# Cayley-Hamilton Theorem/Finitely Generated Modules

## Theorem

Let $A$ be a commutative ring with unity.

Let $M$ be a finitely generated $A$-module.

Let $\mathfrak a$ be an ideal of $A$.

Let $\phi$ be an endomorphism of $M$ such that $\map \phi M \subseteq \mathfrak a M$.

Then $\phi$ satisfies an equation of the form:

$\phi^n + a_{n - 1} \phi^{n-1} + \cdots + a_1 \phi + a_0 = 0$

with the $a_i \in \mathfrak a$.

## Proof

Let $\set {m_1, \ldots, m_n}$ be a generator for $M$.

Then for each $i \in \set {1, \ldots, n}$, as $\map \phi {m_i} \in \mathfrak a M$, we can write:

$\ds \map \phi {m_i} = \sum_{j \mathop = 1}^n a_j m_j$

where $a_j \in A$ for $j \in \set {1, \ldots, n}$.

Thus for each $i \in \set {1, \ldots, n}$:

$(1): \quad \ds \sum_{j \mathop = 1}^n \sqbrk{\delta_{ij} \phi - a_{ij} \chi_M } m_i = 0$

where:

$\delta_{i j}$ is the Kronecker delta with values in $A$
$\chi_M$ is the identity mapping on $M$

Recall that the set of automorphisms $\Aut M$ is an $A$-module.

Recall also the ring of $n$-matrices $\map {\MM_{\Aut M} } n$.

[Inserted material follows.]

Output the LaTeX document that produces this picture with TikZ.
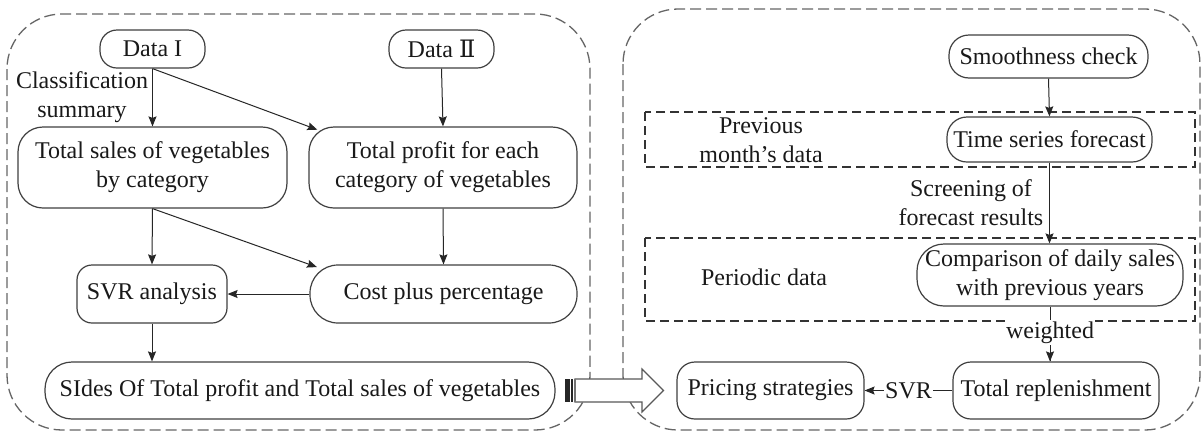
\documentclass[tikz,border=0pt]{standalone}
\usepackage{fontspec}
\setmainfont{Liberation Serif}
\newfontfamily\numfont{DejaVu Serif}
\usetikzlibrary{arrows.meta}
\begin{document}
\begin{tikzpicture}[x=1pt,y=-1pt,
  every node/.style={font=\rmfamily\fontsize{24}{29}\selectfont, align=center, text=black!90},
  nbox/.style={draw=black!75, line width=1.2pt, inner sep=0pt},
  arr/.style={draw=black!85, line width=1pt, -{Stealth[length=10pt,width=8pt,inset=1.5pt]}},
  ln/.style={draw=black!85, line width=1pt},
  outerbox/.style={draw=black!60, line width=1.3pt, dash pattern=on 11pt off 5pt, rounded corners=55pt},
  innerbox/.style={draw=black!80, line width=1.2pt, dash pattern=on 9pt off 5pt},
  lbl/.style={inner sep=1pt},
  onln/.style={fill=white, inner sep=1.5pt}]
\useasboundingbox (0,0) rectangle (1203,432);
\fill[white] (0,0) rectangle (1203,432);

% outer boxes
\draw[outerbox] (7,14) rectangle (590,430);
\draw[outerbox] (623,9) rectangle (1200,430);

% inner dashed rectangles (right)
\draw[innerbox] (645,112) rectangle (1195,167);
\draw[innerbox] (645,238) rectangle (1195,321);

% left nodes
\node[nbox, rounded corners=17pt, minimum width=105pt, minimum height=38pt] (d1) at (152.5,49) {Data I};
\node[nbox, rounded corners=17pt, minimum width=105pt, minimum height=38pt] (d2) at (441.5,49) {Data {\numfont Ⅱ}};
\node[nbox, rounded corners=25pt, minimum width=269pt, minimum height=81pt] (ts) at (152.5,167.5) {Total sales of vegetables\\by category};
\node[nbox, rounded corners=25pt, minimum width=268pt, minimum height=81pt] (tp) at (443,167.5) {Total profit for each\\category of vegetables};
\node[nbox, rounded corners=15pt, minimum width=150pt, minimum height=58pt] (svr) at (152,294) {SVR analysis};
\node[nbox, rounded corners=28pt, minimum width=267pt, minimum height=58pt] (cp) at (443.5,294) {Cost plus percentage};
\node[nbox, rounded corners=27pt, minimum width=510pt, minimum height=57pt] (sides) at (300,390.5) {SIdes Of Total profit and Total sales of vegetables};
\node[lbl] (cls) at (82,97.5) {Classification\\summary};

% right nodes
\node[nbox, rounded corners=20pt, minimum width=199pt, minimum height=43pt] (sm) at (1048.5,56.5) {Smoothness check};
\node[nbox, rounded corners=20pt, minimum width=205pt, minimum height=45pt] (tsf) at (1049.5,139.5) {Time series forecast};
\node[nbox, rounded corners=27pt, minimum width=266pt, minimum height=62pt] (cmp) at (1050,275) {Comparison of daily sales\\with previous years};
\node[nbox, rounded corners=18pt, minimum width=206pt, minimum height=57pt] (tr) at (1056,390.5) {Total replenishment};
\node[nbox, rounded corners=18pt, minimum width=187pt, minimum height=57pt] (ps) at (770.5,390.5) {Pricing strategies};
\node[lbl] (prev) at (761,140) {Previous\\month's data};
\node[lbl] (scr) at (971,203) {Screening of\\forecast results};
\node[lbl] (per) at (764,277) {Periodic data};

% left connectors
\draw[arr] (d1.south) -- (ts.north);
\draw[arr, shorten >=-9.5pt] (d1.south) -- (tp.north west);
\draw[arr] (d2.south) -- (tp.north);
\draw[arr] (ts.south) -- (svr.north);
\draw[arr, shorten >=-8pt] (ts.south) -- (cp.north west);
\draw[arr] (tp.south) -- (cp.north);
\draw[arr] (cp.west) -- (svr.east);
\draw[arr] (svr.south) -- (sides.north -| svr.south);

% right connectors
\draw[arr] (sm.south) -- (tsf.north);
\draw[arr] (tsf.south) -- (cmp.north -| tsf.south);
\draw[ln] (cmp.south) -- node[onln, pos=0.47] (wt) {weighted} (cmp.south |- tr.north);
\draw[arr] (wt.south) -- (cmp.south |- tr.north);
\draw[ln] (tr.west) -- node[onln, pos=0.5] (sv) {SVR} (ps.east);
\draw[arr] (sv.west) -- (ps.east);

% big hollow arrow
\filldraw[fill=white, draw=black!65, line width=1.2pt]
  (575,379) -- (642,379) -- (642,369) -- (663.5,390.5) -- (642,412) -- (642,402) -- (575,402) -- cycle;
\fill[black!85] (565,379) rectangle (569.5,402);
\fill[black!85] (570.5,379) rectangle (573,402);
\fill[black!55] (573.6,379) rectangle (575.5,402);
\end{tikzpicture}
\end{document}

Now let $\Delta \in \map {\MM_{\Aut M} } n$ defined as:

$\Delta := \paren {\phi \delta_{i j} - a_{i j} \chi_M}$

Then $\paren 1$ can be written as:

$\Delta \cdot \begin{bmatrix} m_1 \\ \vdots \\ m_n \end{bmatrix} = \mathbf 0_{ {\Aut M}^n}$

Let $\adj \Delta$ be the adjugate matrix of $\Delta$.

Recall Cramer's Rule with respect to $\map {\MM_{\Aut M} } n$:

 $\ds \adj \Delta \cdot \Delta$ $=$ $\ds \Delta \cdot \adj \Delta$ $\ds$ $=$ $\ds \map \det \Delta \mathbf I_n$ $\ds$ $=$ $\ds \begin{bmatrix} \det \Delta & 0 & \cdots & 0 \\ 0 & \det \Delta & \cdots & 0 \\ \vdots & \vdots & \ddots & \vdots \\ 0 & 0 & \cdots & \det \Delta \\ \end{bmatrix}$

Multiplying the above equality by $\adj \Delta$ and applying Cramer's Rule:

$\ds \map \det \Delta m_i = 0$

for each $i \in \set {1, \ldots , n}$.

Therefore $\map \det \Delta$ annihilates each $m_i$ and is the zero endomorphism of $M$.

But $\map \det {\delta_{i j} \phi - a_{i j} \chi_M }$ is a monic polynomial in $\phi$ with coefficients in $\mathfrak a$.

Thus we have an equation of the required form.

$\blacksquare$

## Source of Name

This entry was named for Arthur Cayley and William Rowan Hamilton.